Wednesday, October 31, 2007

Parting Shot

It was the second time this week Chip pulled this maneuver successfully. It’s a simple tactic on the face of it. But it takes a man of undaunting sprit with a fearless desire to take on extreme challenges despite prior knowledge of dreadful consequences in its wake. Or, a two year old. The first time Chip pulled his toddler version of the shock and awe, his poor, unsuspecting grandmother was yes, shocked and indeed awed and she gave Chip a sound earful, which given her rather gentle and soft voice, did not do much do discourage Chip. So, he tried it again on his very suspecting mother last night.

The notoriously difficult to potty train Chip has been doing pretty good the past few days, and that meant mostly whispering his intent to answer the nature’s call, grown-up in earshot or not. Yesterday I was within the hearing range of the said murmur. Elated, we proceeded upstairs to “his” bathroom amidst joyous chorus of “Chip is a big boy”, “Wow. Chip just told me had to go do poo-poo” – you know the step right before you start garlanding him and lying prostrate in his path to seek blessings.

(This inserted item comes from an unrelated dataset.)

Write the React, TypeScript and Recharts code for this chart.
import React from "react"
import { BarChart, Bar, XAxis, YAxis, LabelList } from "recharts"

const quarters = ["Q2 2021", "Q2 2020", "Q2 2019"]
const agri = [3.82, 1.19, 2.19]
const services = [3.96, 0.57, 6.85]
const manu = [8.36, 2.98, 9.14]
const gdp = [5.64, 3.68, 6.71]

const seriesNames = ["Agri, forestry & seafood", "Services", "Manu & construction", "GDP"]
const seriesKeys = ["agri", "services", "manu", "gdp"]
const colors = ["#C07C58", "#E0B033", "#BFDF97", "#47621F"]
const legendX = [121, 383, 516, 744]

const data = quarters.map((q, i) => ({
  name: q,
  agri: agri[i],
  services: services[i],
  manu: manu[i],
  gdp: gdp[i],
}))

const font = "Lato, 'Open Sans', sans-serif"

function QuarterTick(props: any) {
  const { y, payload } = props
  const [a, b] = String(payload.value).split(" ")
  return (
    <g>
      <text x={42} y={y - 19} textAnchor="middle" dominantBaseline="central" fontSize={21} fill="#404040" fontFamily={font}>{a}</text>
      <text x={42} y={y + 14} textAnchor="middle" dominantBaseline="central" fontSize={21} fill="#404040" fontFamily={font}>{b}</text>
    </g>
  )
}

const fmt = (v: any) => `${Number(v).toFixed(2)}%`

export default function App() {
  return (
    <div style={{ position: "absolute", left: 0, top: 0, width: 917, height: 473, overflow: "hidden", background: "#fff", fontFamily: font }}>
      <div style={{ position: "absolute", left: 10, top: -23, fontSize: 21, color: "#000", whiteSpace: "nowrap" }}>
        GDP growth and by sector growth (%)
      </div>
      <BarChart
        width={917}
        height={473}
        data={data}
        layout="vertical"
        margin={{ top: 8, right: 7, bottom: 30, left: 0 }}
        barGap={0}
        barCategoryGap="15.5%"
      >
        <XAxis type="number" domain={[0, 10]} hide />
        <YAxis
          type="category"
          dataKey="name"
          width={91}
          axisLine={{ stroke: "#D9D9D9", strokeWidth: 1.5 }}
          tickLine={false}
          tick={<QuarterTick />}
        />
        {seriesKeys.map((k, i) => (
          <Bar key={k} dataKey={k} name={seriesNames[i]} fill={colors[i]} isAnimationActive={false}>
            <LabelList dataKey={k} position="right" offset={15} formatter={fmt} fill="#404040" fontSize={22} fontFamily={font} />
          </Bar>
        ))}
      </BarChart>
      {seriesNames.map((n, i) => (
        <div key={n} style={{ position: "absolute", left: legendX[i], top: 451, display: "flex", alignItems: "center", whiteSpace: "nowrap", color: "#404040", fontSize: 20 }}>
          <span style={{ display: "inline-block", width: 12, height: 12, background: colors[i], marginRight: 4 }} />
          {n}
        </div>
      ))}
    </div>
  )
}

The call having been answered and the news conveyed over the (toy) phone sitting on the potty to the ‘other’ grandmom, Elmo, neighbor’s dog, the moon, the shower head, the lion on the shower curtain, his sundry friends and the new school, we were ready to wrap it up. Now, we are the green sort of people and try not to use paper where water can be used. So while I was filling ‘the’ every-desi-household-has-one plastic mug, Chip ran away. Before I realized what had happened, he was in the guest bedroom, across the hall standing on his grandmother’s bed. Panic reigned. “Get down now!” I thundered in my most ominous voice. “Now. Get down.” Chip was obviously having too much fun. I stepped into the room to grab him but like a well-oiled monkey he jumped away to the far corner of the bed and sat on his haunches. The bed a mere half an inch away from his tushie. Taking cover of the shadows, I slithered behind him and picked him up to carry him to the bathroom, but my poopy samurai would still not concede defeat. In one swift move he was back on the floor amidst my high pitched screams blurting every threat known to mankind. That had its effect. Chip froze. Time stood still. And then Chip did the unthinkable. He stuck two fingers of both his hands in the place where the sun don’t shine. Half-dragging him to the bathroom to clean him up, I said, “You are getting a swat on the bottom for this. Wait till you have washed your bottom and hands.”

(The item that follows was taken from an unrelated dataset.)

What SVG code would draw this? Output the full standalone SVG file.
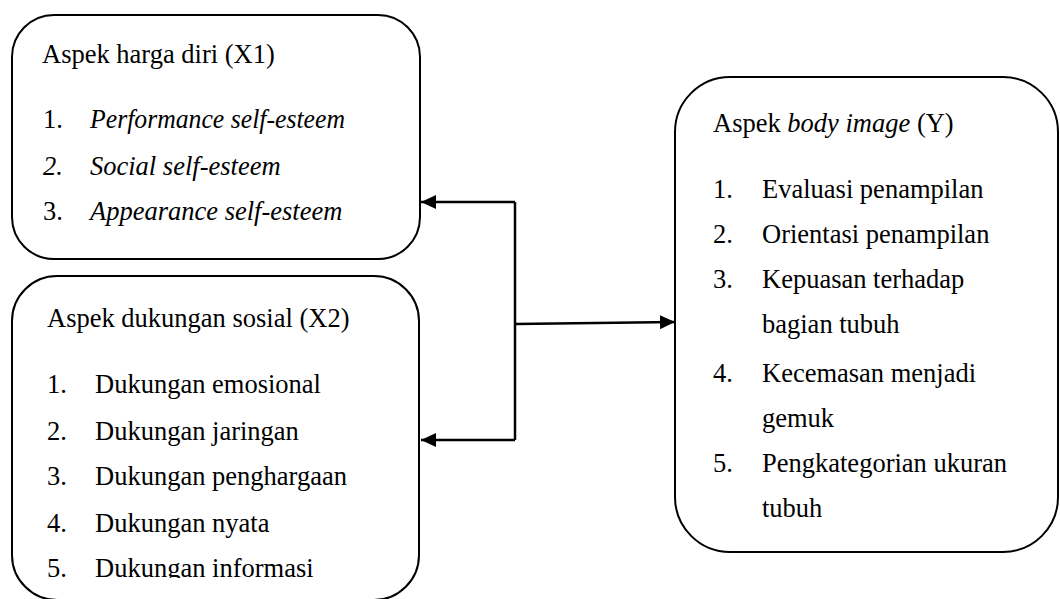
<svg xmlns="http://www.w3.org/2000/svg" width="1060" height="599" viewBox="0 0 1060 599">
<style>
.box{fill:#fff;stroke:#000;stroke-width:2}
.t{font-family:'Liberation Serif','Times New Roman',Times,'DejaVu Serif',serif;font-size:26.5px;fill:#000}
.i{font-style:italic}
.c{fill:none;stroke:#000;stroke-width:2.5}
</style>
<defs>
<marker id="ah" viewBox="0 0 15 14" refX="15" refY="7" markerWidth="15" markerHeight="14" markerUnits="userSpaceOnUse" orient="auto">
<path d="M0,0 L15,7 L0,14 Z" fill="#000"/>
</marker>
<clipPath id="clip2"><rect x="0" y="0" width="1060" height="578"/></clipPath>
</defs>
<rect width="1060" height="599" fill="#fff"/>
<g id="x1">
<rect class="box" x="12" y="15" width="408" height="244" rx="42" ry="42"/>
<text class="t" x="42" y="63">Aspek harga diri (X1)</text>
<text class="t" x="43" y="128">1.</text><text class="t i" x="90" y="128" textLength="255" lengthAdjust="spacingAndGlyphs">Performance self-esteem</text>
<text class="t i" x="43" y="175">2.</text><text class="t i" x="90" y="175">Social self-esteem</text>
<text class="t" x="43" y="220">3.</text><text class="t i" x="90" y="220">Appearance self-esteem</text>
</g>
<g id="x2">
<rect class="box" x="12" y="276" width="407" height="324" rx="45" ry="45"/>
<text class="t" x="47" y="327">Aspek dukungan sosial (X2)</text>
<text class="t" x="47" y="393">1.</text><text class="t" x="95" y="393">Dukungan emosional</text>
<text class="t" x="47" y="440">2.</text><text class="t" x="95" y="440">Dukungan jaringan</text>
<text class="t" x="47" y="485">3.</text><text class="t" x="95" y="485">Dukungan penghargaan</text>
<text class="t" x="47" y="532">4.</text><text class="t" x="95" y="532">Dukungan nyata</text>
<g clip-path="url(#clip2)">
<text class="t" x="47" y="577">5.</text><text class="t" x="95" y="577">Dukungan informasi</text>
</g>
</g>
<g id="y">
<rect class="box" x="675" y="77" width="383" height="475" rx="55" ry="55"/>
<text class="t" x="713" y="132">Aspek <tspan class="i">body image</tspan> (Y)</text>
<text class="t" x="713" y="198">1.</text><text class="t" x="762" y="198">Evaluasi penampilan</text>
<text class="t" x="713" y="243">2.</text><text class="t" x="762" y="243">Orientasi penampilan</text>
<text class="t" x="713" y="288">3.</text><text class="t" x="762" y="288">Kepuasan terhadap</text>
<text class="t" x="762" y="333">bagian tubuh</text>
<text class="t" x="713" y="382">4.</text><text class="t" x="762" y="382">Kecemasan menjadi</text>
<text class="t" x="762" y="427">gemuk</text>
<text class="t" x="713" y="472">5.</text><text class="t" x="762" y="472">Pengkategorian ukuran</text>
<text class="t" x="762" y="517">tubuh</text>
</g>
<g id="connectors">
<polyline class="c" points="515,202 515,440"/>
<line class="c" x1="515" y1="202" x2="421" y2="202" marker-end="url(#ah)"/>
<line class="c" x1="515" y1="440" x2="421" y2="440" marker-end="url(#ah)"/>
<line class="c" x1="515" y1="324" x2="675" y2="322" marker-end="url(#ah)"/>
</g>
</svg>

Tush and hands cleaned, bottom swatted, eyes filled with tears and the tiny yet powerful voicebox emitting loud protests, I sat him down. “Why do you do these things Chip?” I asked in my most motherly voice. “Are you out of your mind?” I said tapping his head. Chip peered into the semi-darkness. Twinkle had returned to his waterlogged eyes. “Aie,” he said throwing his arms around me, plopping in my lap and tapping his own head, “Ithe batate (potatoes here).”

Tuesday, October 30, 2007

Pumpkinville 2007

The local petting zoo hosts a pumpkinville every year. Free Apples, free cider, free popcorn.

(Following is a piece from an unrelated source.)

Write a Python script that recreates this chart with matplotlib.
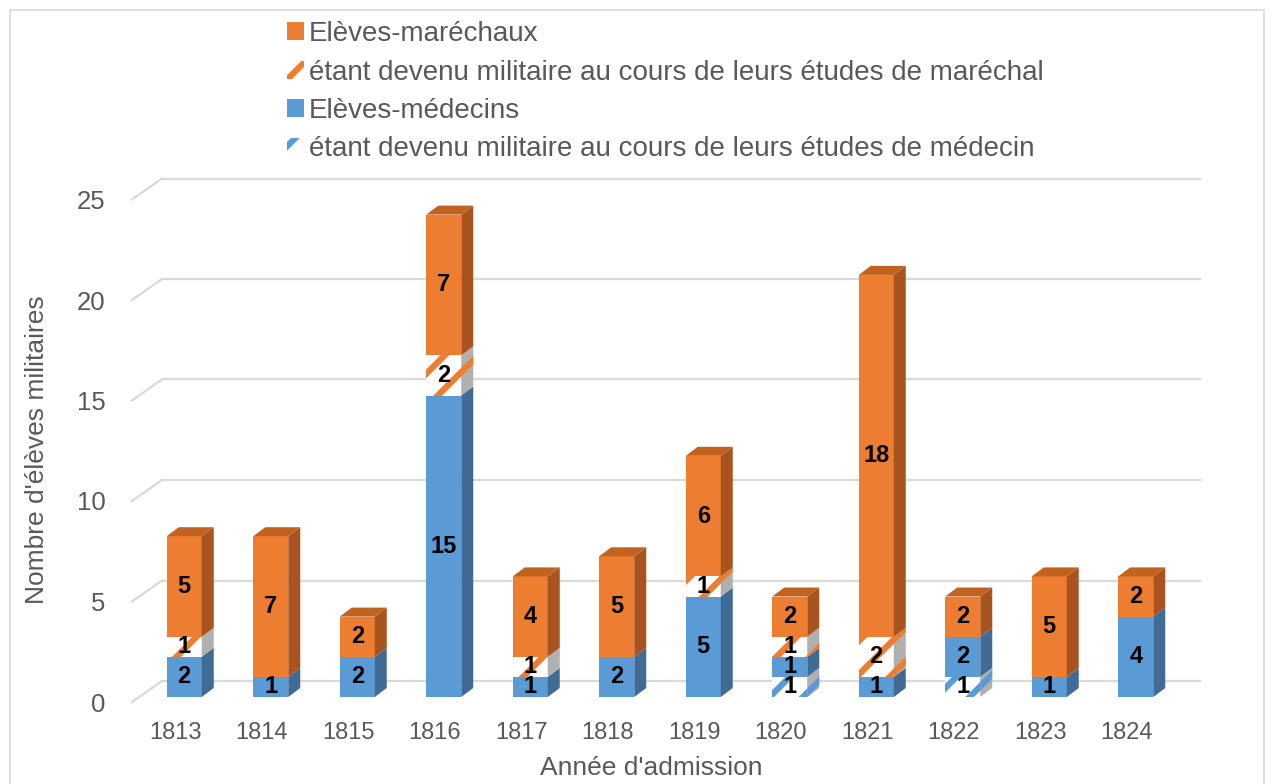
import matplotlib
matplotlib.use("Agg")
import matplotlib.pyplot as plt
from matplotlib.patches import Patch, Polygon, Rectangle

years = [1813, 1814, 1815, 1816, 1817, 1818, 1819, 1820, 1821, 1822, 1823, 1824]
med_mil = [0, 0, 0, 0, 0, 0, 0, 1, 0, 1, 0, 0]
med = [2, 1, 2, 15, 1, 2, 5, 1, 1, 2, 1, 4]
mar_mil = [1, 0, 0, 2, 1, 0, 1, 1, 2, 0, 0, 0]
mar = [5, 7, 2, 7, 4, 5, 6, 2, 18, 2, 5, 2]

labels = ["Elèves-maréchaux",
          "étant devenu militaire au cours de leurs études de maréchal",
          "Elèves-médecins",
          "étant devenu militaire au cours de leurs études de médecin"]

BLUE, BLUE_SIDE = "#5b9bd5", "#3f6b95"
ORANGE, ORANGE_SIDE, ORANGE_TOP = "#ed7d31", "#a9541e", "#c2621f"
GRID = "#d9d9d9"
TXT = "#595959"

plt.rcParams["font.family"] = ["Liberation Sans", "DejaVu Sans"]
plt.rcParams["hatch.linewidth"] = 4.5

W, H = 1274, 784
fig = plt.figure(figsize=(W / 100, H / 100), dpi=100)

# front plane (axis labels, walls) and bar plane, in pixels
x0, x1 = 132, 1170
yf0, yb0, span = 702, 697, 502.5
front = fig.add_axes([x0 / W, (H - yf0) / H, (x1 - x0) / W, span / H], zorder=0)
ax = fig.add_axes([x0 / W, (H - yb0) / H, (x1 - x0) / W, span / H], zorder=1)
for a in (front, ax):
    a.set_xlim(-0.5, 11.5)
    a.set_ylim(0, 25)
    for s in a.spines.values():
        s.set_visible(False)
ax.patch.set_visible(False)

ppx = (x1 - x0) / 12
ppy = span / 25

# back wall gridlines + diagonals
bdx, bdy = 30 / ppx, 21 / ppy
for v in range(0, 26, 5):
    front.plot([-0.5 + bdx, 11.5 + bdx], [v + bdy, v + bdy], color=GRID, lw=1.6,
               clip_on=False)
    front.plot([-0.5, -0.5 + bdx], [v, v + bdy], color=GRID, lw=1.6,
               clip_on=False)

# bars with a bit of depth, set back a little from the front plane
bw = 35 / ppx
shift = 9 / ppx
ddx, ddy = 12 / ppx, 9 / ppy
series = [
    (med_mil, "white", BLUE, "#b0b0b0", True),
    (med, BLUE, BLUE, BLUE_SIDE, False),
    (mar_mil, "white", ORANGE, "#b0b0b0", True),
    (mar, ORANGE, ORANGE, ORANGE_SIDE, False),
]
totals = [sum(s[0][i] for s in series) for i in range(len(years))]
for i in range(len(years)):
    bottom = 0
    xc = i + shift
    for vals, fc, ec, side, hatched in series:
        h = vals[i]
        if h == 0:
            continue
        xl, xr = xc - bw / 2, xc + bw / 2
        ax.bar(xc, h, bottom=bottom, width=bw, color=fc, edgecolor=ec,
               hatch="/" if hatched else None, linewidth=0, zorder=2)
        ax.add_patch(Polygon([(xr, bottom), (xr + ddx, bottom + ddy),
                              (xr + ddx, bottom + h + ddy), (xr, bottom + h)],
                             closed=True, facecolor=side, edgecolor=ec,
                             hatch="/" if hatched else None, linewidth=0,
                             zorder=2, clip_on=False))
        if bottom + h == totals[i]:
            ax.add_patch(Polygon([(xl, bottom + h), (xl + ddx, bottom + h + ddy),
                                  (xr + ddx, bottom + h + ddy), (xr, bottom + h)],
                                 closed=True, facecolor=ORANGE_TOP, linewidth=0,
                                 zorder=2, clip_on=False))
        ax.text(xc, bottom + h / 2, str(h), ha="center", va="center",
                fontsize=17, fontweight="bold", color="black", zorder=3)
        bottom += h

ax.set_xticks(range(len(years)))
ax.set_xticklabels([str(y) for y in years])
ax.set_yticks([])
ax.tick_params(axis="x", length=0, colors=TXT, pad=18, labelsize=17)
front.set_xticks([])
front.set_yticks(range(0, 26, 5))
front.tick_params(axis="y", length=0, colors=TXT, pad=19, labelsize=18.5)

fig.text(651 / W, 1 - 768 / H, "Année d'admission", fontsize=19, color=TXT,
         ha="center", va="center")
fig.text(37 / W, 1 - 450 / H, "Nombre d'élèves militaires", fontsize=19,
         color=TXT, ha="center", va="center", rotation=90)

handles = [Patch(facecolor=ORANGE, linewidth=0),
           Patch(facecolor="white", edgecolor=ORANGE, hatch="/", linewidth=0),
           Patch(facecolor=BLUE, linewidth=0),
           Patch(facecolor="white", edgecolor=BLUE, hatch="/", linewidth=0)]
fig.legend(handles, labels, loc="upper left", bbox_to_anchor=(287 / W, 1 - 21 / H),
           frameon=False, fontsize=20, labelcolor=TXT, handlelength=0.6,
           handleheight=0.6, handletextpad=0.2, labelspacing=0.45, borderpad=0,
           borderaxespad=0)

fig.patches.append(Rectangle((10 / W, -0.1), (W - 20) / W, 1.1 - 10 / H,
                             transform=fig.transFigure, fill=False,
                             edgecolor=GRID, linewidth=1.2))

fig.savefig("out.png", dpi=100)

And as you can tell, I am out of ideas to post.

Monday, October 29, 2007

Babel On

So yesterday, BigGeek, the MIL, Chip and the exalted self were getting a family oil change. The cars. Not us. The onboard computer showed 5% oil life (isn’t this like a video game?), so a magic potion had to be sought with haste before we could reach the next level and beat all the bad devils of chores and get the reward – a nice Sunday afternoon spent napping. So at noon, feeling victorious after completing round one of errands, the foursome piled into a nearby Merchant’s armed with a coupon and what not, battled our way as the slick manager tried to sell us a $150 fantastic-new-service-without-which-your-car-will-not-make-another-mile.

And so it began. Not a big fan of oil changes, the MIL and self were trying to sneak out by ourselves to buy some tablecloths and other boring household items, leaving Chip with his dad and a store full of tires and extraordinary auto-equipment. But BigGeek would not hear about it. So while we fought over the merits of me taking Chip to a home store yet again, vs. Chip staying back to get a glimpse of the fantastic and hitherto unknown world of auto-maintenance and magical gadgetry, Chip wandered away to survey the wheel bases hung on the walls and to try and pull a few down to roll or climb them. Since Chip’s parents were fiercely raging a debate at the time, the manager took it upon himself and told Chip sternly he could not touch the wheels lest they fall on him. Chip, was obviously not happy with that and he is too well-bred to throw a tantrum on a complete stranger. He held himself (proud of you, son). But as soon as the manager turned his back and walked away, Chip could be heard saying, behind the manager’s back – “You be nice, you be nice, now!”

The horror. When will the boy learn to fear authority?

Thursday, October 25, 2007


You know you dwell in the virtual more than the real when today happens. There was a time when a power outage meant all life stood to a standstill. Or at least we thought so. But times have changed and we are now in the 21st century and so network outage is the new power outage. We had a complete network blackout at work today. No access to any servers, email, the net. Nothing. Zilch. Nada. So, with literally *nothing* to do for almost an hour and a half, I decided to make a trip to the restrooms. As I stepped into the stall and I will spare you kind readers the details of the trip, a thought crept into the aging mind. With the complete network outage, how will the flush work?